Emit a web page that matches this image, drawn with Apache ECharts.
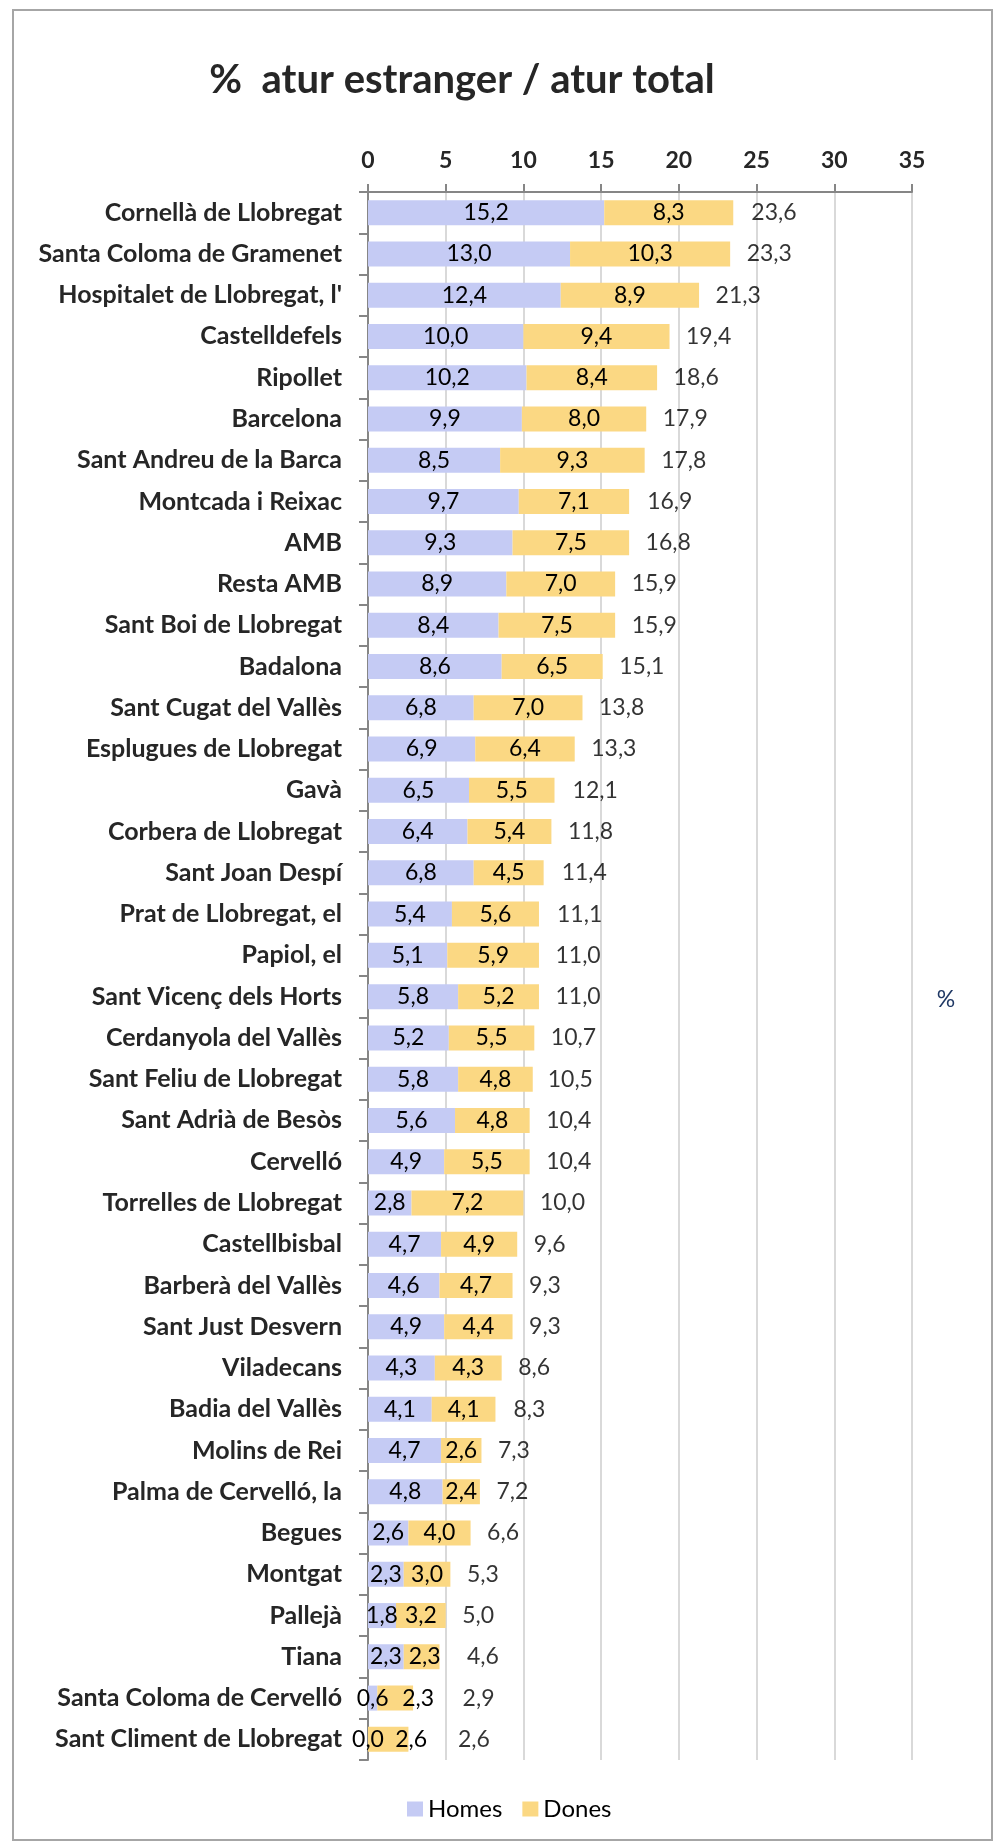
<!DOCTYPE html>
<html>
<head>
<meta charset="utf-8">
<script src="https://cdn.jsdelivr.net/npm/echarts@6/dist/echarts.min.js"></script>
<style>
  html, body { margin: 0; padding: 0; background: #fff; }
  #chart { width: 1000px; height: 1842px; }
</style>
</head>
<body>
<div id="chart"></div>
<script>
var municipis = [
  "Cornellà de Llobregat", "Santa Coloma de Gramenet", "Hospitalet de Llobregat, l'",
  "Castelldefels", "Ripollet", "Barcelona", "Sant Andreu de la Barca",
  "Montcada i Reixac", "AMB", "Resta AMB", "Sant Boi de Llobregat", "Badalona",
  "Sant Cugat del Vallès", "Esplugues de Llobregat", "Gavà", "Corbera de Llobregat",
  "Sant Joan Despí", "Prat de Llobregat, el", "Papiol, el", "Sant Vicenç dels Horts",
  "Cerdanyola del Vallès", "Sant Feliu de Llobregat", "Sant Adrià de Besòs", "Cervelló",
  "Torrelles de Llobregat", "Castellbisbal", "Barberà del Vallès", "Sant Just Desvern",
  "Viladecans", "Badia del Vallès", "Molins de Rei", "Palma de Cervelló, la",
  "Begues", "Montgat", "Pallejà", "Tiana", "Santa Coloma de Cervelló",
  "Sant Climent de Llobregat"
];
var homes = [15.2, 13.0, 12.4, 10.0, 10.2, 9.9, 8.5, 9.7, 9.3, 8.9, 8.4, 8.6, 6.8, 6.9,
  6.5, 6.4, 6.8, 5.4, 5.1, 5.8, 5.2, 5.8, 5.6, 4.9, 2.8, 4.7, 4.6, 4.9, 4.3, 4.1,
  4.7, 4.8, 2.6, 2.3, 1.8, 2.3, 0.6, 0.0];
var dones = [8.3, 10.3, 8.9, 9.4, 8.4, 8.0, 9.3, 7.1, 7.5, 7.0, 7.5, 6.5, 7.0, 6.4,
  5.5, 5.4, 4.5, 5.6, 5.9, 5.2, 5.5, 4.8, 4.8, 5.5, 7.2, 4.9, 4.7, 4.4, 4.3, 4.1,
  2.6, 2.4, 4.0, 3.0, 3.2, 2.3, 2.3, 2.6];
var totals = [23.6, 23.3, 21.3, 19.4, 18.6, 17.9, 17.8, 16.9, 16.8, 15.9, 15.9, 15.1,
  13.8, 13.3, 12.1, 11.8, 11.4, 11.1, 11.0, 11.0, 10.7, 10.5, 10.4, 10.4, 10.0, 9.6,
  9.3, 9.3, 8.6, 8.3, 7.3, 7.2, 6.6, 5.3, 5.0, 4.6, 2.9, 2.6];
var xTicks = [0, 5, 10, 15, 20, 25, 30, 35];

function fmt(v) {
  return v.toFixed(1).replace('.', ',');
}

var chart = echarts.init(document.getElementById('chart'), null, { renderer: 'canvas' });

// small segments: push labels apart like the spreadsheet did
var donesData = dones.map(function (v, i) {
  if (homes[i] < 1) return { value: v, label: { offset: [23, 0] } };
  if (v + homes[i] < 5) return { value: v, label: { offset: [3, 0] } };
  return v;
});
var totalPoints = totals.map(function (t, i) {
  var d = t < 3 ? 49 : (t < 5 ? 27 : 16);
  return { value: [t, municipis[i]], label: { distance: d } };
});

var valueLabel = {
  show: true,
  position: 'inside',
  color: '#000',
  fontFamily: 'Lato',
  fontSize: 23,
  formatter: function (p) { return fmt(p.value); }
};

var option = {
  backgroundColor: '#fff',
  animation: false,
  graphic: [
    {
      type: 'rect',
      shape: { x: 13, y: 10, width: 979, height: 1830 },
      style: { fill: 'none', stroke: '#a6a6a6', lineWidth: 2 },
      silent: true
    },
    {
      type: 'text',
      x: 462, y: 80,
      style: {
        text: '%  atur estranger / atur total',
        font: 'bold 40px Lato',
        fill: '#262626',
        textAlign: 'center',
        textVerticalAlign: 'middle'
      }
    },
    {
      type: 'text',
      x: 946, y: 1000,
      style: {
        text: '%',
        font: '23px Lato',
        fill: '#1f3864',
        textAlign: 'center',
        textVerticalAlign: 'middle'
      }
    }
  ],
  legend: {
    data: ['Homes', 'Dones'],
    left: 402,
    top: 1792,
    itemWidth: 16,
    itemHeight: 15,
    itemGap: 20,
    icon: 'rect',
    textStyle: { fontFamily: 'Lato', fontSize: 24, color: '#000' }
  },
  grid: { left: 368, right: 88, top: 192, bottom: 82, containLabel: false },
  xAxis: {
    type: 'value',
    position: 'top',
    min: xTicks[0],
    max: xTicks[xTicks.length - 1],
    interval: 5,
    axisLine: { show: true, lineStyle: { color: '#868686', width: 2 } },
    axisTick: { show: true, length: 8, lineStyle: { color: '#868686', width: 2 } },
    axisLabel: {
      margin: 20,
      fontFamily: 'Lato',
      fontWeight: 'bold',
      fontSize: 23,
      color: '#262626'
    },
    splitLine: { show: true, lineStyle: { color: '#d9d9d9', width: 2 } }
  },
  yAxis: {
    type: 'category',
    data: municipis,
    inverse: true,
    axisLine: { show: true, lineStyle: { color: '#868686', width: 2 } },
    axisTick: { show: true, length: 9, lineStyle: { color: '#868686', width: 2 } },
    axisLabel: {
      interval: 0,
      margin: 26,
      fontFamily: 'Lato',
      fontWeight: 'bold',
      fontSize: 25,
      color: '#262626'
    }
  },
  series: [
    {
      name: 'Homes',
      type: 'bar',
      stack: 'total',
      barWidth: 25,
      data: homes,
      itemStyle: { color: '#c5cbf4' },
      label: valueLabel
    },
    {
      name: 'Dones',
      type: 'bar',
      stack: 'total',
      barWidth: 25,
      data: donesData,
      itemStyle: { color: '#fbd883' },
      label: valueLabel
    },
    {
      name: 'Total',
      type: 'scatter',
      data: totalPoints,
      symbolSize: 1,
      itemStyle: { color: 'rgba(0,0,0,0)' },
      label: {
        show: true,
        position: 'right',
        distance: 16,
        color: '#000',
        fontFamily: 'Lato',
        fontSize: 23,
        formatter: function (p) { return fmt(p.value[0]); }
      }
    }
  ]
};

chart.setOption(option);
</script>
</body>
</html>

---

THE EXERCISE
From the material above, reproduce everything verbatim except the pictures.

RESPONSE TO THIS EXERCISE
Emit a web page that matches this image, drawn with Apache ECharts.
<!DOCTYPE html>
<html>
<head>
<meta charset="utf-8">
<script src="https://cdn.jsdelivr.net/npm/echarts@6/dist/echarts.min.js"></script>
<style>
  html, body { margin: 0; padding: 0; background: #fff; }
  #chart { width: 1000px; height: 1842px; }
</style>
</head>
<body>
<div id="chart"></div>
<script>
var municipis = [
  "Cornellà de Llobregat", "Santa Coloma de Gramenet", "Hospitalet de Llobregat, l'",
  "Castelldefels", "Ripollet", "Barcelona", "Sant Andreu de la Barca",
  "Montcada i Reixac", "AMB", "Resta AMB", "Sant Boi de Llobregat", "Badalona",
  "Sant Cugat del Vallès", "Esplugues de Llobregat", "Gavà", "Corbera de Llobregat",
  "Sant Joan Despí", "Prat de Llobregat, el", "Papiol, el", "Sant Vicenç dels Horts",
  "Cerdanyola del Vallès", "Sant Feliu de Llobregat", "Sant Adrià de Besòs", "Cervelló",
  "Torrelles de Llobregat", "Castellbisbal", "Barberà del Vallès", "Sant Just Desvern",
  "Viladecans", "Badia del Vallès", "Molins de Rei", "Palma de Cervelló, la",
  "Begues", "Montgat", "Pallejà", "Tiana", "Santa Coloma de Cervelló",
  "Sant Climent de Llobregat"
];
var homes = [15.2, 13.0, 12.4, 10.0, 10.2, 9.9, 8.5, 9.7, 9.3, 8.9, 8.4, 8.6, 6.8, 6.9,
  6.5, 6.4, 6.8, 5.4, 5.1, 5.8, 5.2, 5.8, 5.6, 4.9, 2.8, 4.7, 4.6, 4.9, 4.3, 4.1,
  4.7, 4.8, 2.6, 2.3, 1.8, 2.3, 0.6, 0.0];
var dones = [8.3, 10.3, 8.9, 9.4, 8.4, 8.0, 9.3, 7.1, 7.5, 7.0, 7.5, 6.5, 7.0, 6.4,
  5.5, 5.4, 4.5, 5.6, 5.9, 5.2, 5.5, 4.8, 4.8, 5.5, 7.2, 4.9, 4.7, 4.4, 4.3, 4.1,
  2.6, 2.4, 4.0, 3.0, 3.2, 2.3, 2.3, 2.6];
var totals = [23.6, 23.3, 21.3, 19.4, 18.6, 17.9, 17.8, 16.9, 16.8, 15.9, 15.9, 15.1,
  13.8, 13.3, 12.1, 11.8, 11.4, 11.1, 11.0, 11.0, 10.7, 10.5, 10.4, 10.4, 10.0, 9.6,
  9.3, 9.3, 8.6, 8.3, 7.3, 7.2, 6.6, 5.3, 5.0, 4.6, 2.9, 2.6];
var xTicks = [0, 5, 10, 15, 20, 25, 30, 35];

function fmt(v) {
  return v.toFixed(1).replace('.', ',');
}

var chart = echarts.init(document.getElementById('chart'), null, { renderer: 'canvas' });

// small segments: push labels apart like the spreadsheet did
var donesData = dones.map(function (v, i) {
  if (homes[i] < 1) return { value: v, label: { offset: [23, 0] } };
  if (v + homes[i] < 5) return { value: v, label: { offset: [3, 0] } };
  return v;
});
var totalPoints = totals.map(function (t, i) {
  var d = t < 3 ? 49 : (t < 5 ? 27 : 16);
  return { value: [t, municipis[i]], label: { distance: d } };
});

var valueLabel = {
  show: true,
  position: 'inside',
  color: '#000',
  fontFamily: 'Lato',
  fontSize: 23,
  formatter: function (p) { return fmt(p.value); }
};

var option = {
  backgroundColor: '#fff',
  animation: false,
  graphic: [
    {
      type: 'rect',
      shape: { x: 13, y: 10, width: 979, height: 1830 },
      style: { fill: 'none', stroke: '#a6a6a6', lineWidth: 2 },
      silent: true
    },
    {
      type: 'text',
      x: 462, y: 80,
      style: {
        text: '%  atur estranger / atur total',
        font: 'bold 40px Lato',
        fill: '#262626',
        textAlign: 'center',
        textVerticalAlign: 'middle'
      }
    },
    {
      type: 'text',
      x: 946, y: 1000,
      style: {
        text: '%',
        font: '23px Lato',
        fill: '#1f3864',
        textAlign: 'center',
        textVerticalAlign: 'middle'
      }
    }
  ],
  legend: {
    data: ['Homes', 'Dones'],
    left: 402,
    top: 1792,
    itemWidth: 16,
    itemHeight: 15,
    itemGap: 20,
    icon: 'rect',
    textStyle: { fontFamily: 'Lato', fontSize: 24, color: '#000' }
  },
  grid: { left: 368, right: 88, top: 192, bottom: 82, containLabel: false },
  xAxis: {
    type: 'value',
    position: 'top',
    min: xTicks[0],
    max: xTicks[xTicks.length - 1],
    interval: 5,
    axisLine: { show: true, lineStyle: { color: '#868686', width: 2 } },
    axisTick: { show: true, length: 8, lineStyle: { color: '#868686', width: 2 } },
    axisLabel: {
      margin: 20,
      fontFamily: 'Lato',
      fontWeight: 'bold',
      fontSize: 23,
      color: '#262626'
    },
    splitLine: { show: true, lineStyle: { color: '#d9d9d9', width: 2 } }
  },
  yAxis: {
    type: 'category',
    data: municipis,
    inverse: true,
    axisLine: { show: true, lineStyle: { color: '#868686', width: 2 } },
    axisTick: { show: true, length: 9, lineStyle: { color: '#868686', width: 2 } },
    axisLabel: {
      interval: 0,
      margin: 26,
      fontFamily: 'Lato',
      fontWeight: 'bold',
      fontSize: 25,
      color: '#262626'
    }
  },
  series: [
    {
      name: 'Homes',
      type: 'bar',
      stack: 'total',
      barWidth: 25,
      data: homes,
      itemStyle: { color: '#c5cbf4' },
      label: valueLabel
    },
    {
      name: 'Dones',
      type: 'bar',
      stack: 'total',
      barWidth: 25,
      data: donesData,
      itemStyle: { color: '#fbd883' },
      label: valueLabel
    },
    {
      name: 'Total',
      type: 'scatter',
      data: totalPoints,
      symbolSize: 1,
      itemStyle: { color: 'rgba(0,0,0,0)' },
      label: {
        show: true,
        position: 'right',
        distance: 16,
        color: '#000',
        fontFamily: 'Lato',
        fontSize: 23,
        formatter: function (p) { return fmt(p.value[0]); }
      }
    }
  ]
};

chart.setOption(option);
</script>
</body>
</html>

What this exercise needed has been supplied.